The task force underscored the importance of disease-modifying anti-rheumatic drugs (DMARDs) remaining available for rheumatic and musculoskeletal disease patients, including hydroxychloroquine, which has drawn interest for COVID-19 use after publicity, despite a lack of strong evidence that it is effective in preventing or treating the virus.
“The off-label use of DMARDs in COVID-19 outside the context of clinical trials should be discouraged,” the group wrote.
Dr. Landewé said it’s crucial to stay in touch, even as the pandemic continues for a long period, because patients need the support and the encouragement to stay on top of their disease management.
“Don’t lose contact with those patients,” he said.
According to the ACR
The ACR’s published clinical guidance for the care of adult patients with rheumatic diseases during the COVID-19 pandemic is mostly in concert with EULAR’s recommendations, which is encouraging, said Ted Mikuls, MD, a member of the ACR task force that developed the guidance and the Umbach Professor of Rheumatology at the University of Nebraska Medical Center, Omaha, where he also serves as vice chair of research for the Department of Internal Medicine.2
“We’re approaching the unknown from very different parts of the world and arriving in a very similar place,” Dr. Mikuls said.
The ACR guidance offers more specific suggestions in cases of suspected exposure, recommending clinicians stop immunosuppressants, non-interleukin (IL) 6 biologics and JAK inhibitors for patients who are stable after an exposure to the virus, while hydroxychloroquine, sulfasalazine and non-steroidal anti-inflammatory drugs should be continued. With documented or presumed COVID-19, the guidance recommends hydroxychloroquine should be continued with appropriate cautions in place, but sulfasalazine, methotrexate, leflunomide, immunosuppressants, non-IL-6 biologics and JAK inhibitors should be stopped or held.
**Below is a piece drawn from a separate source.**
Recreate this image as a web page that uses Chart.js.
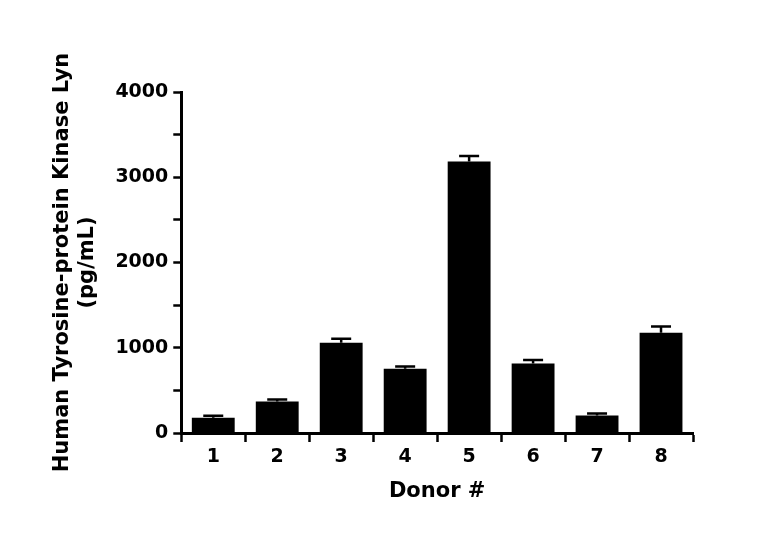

In response to a question about JAK inhibitor use, Dr. Mikuls said the panel was uncertain about what to recommend for COVID-19 patients, saying task force members “didn’t necessarily vote against that, but weren’t ready to endorse that strategy.”
He pointed out that high-dose JAK inhibition has been linked with thromboembolic events, and this has been seen with COVID-19, too. “I think that’s given folks pause,” he said.
Despite the recent attention paid to hydroxychloroquine, and data pointing to cardiotoxicity, Dr. Mikuls said the drug’s benefits have to be kept in mind.
“We have good data that, optimally dosed, … hydroxychloroquine reduces morbidity, reduces mortality, related to lupus,” he said. “I don’t think we can lose sight of that.”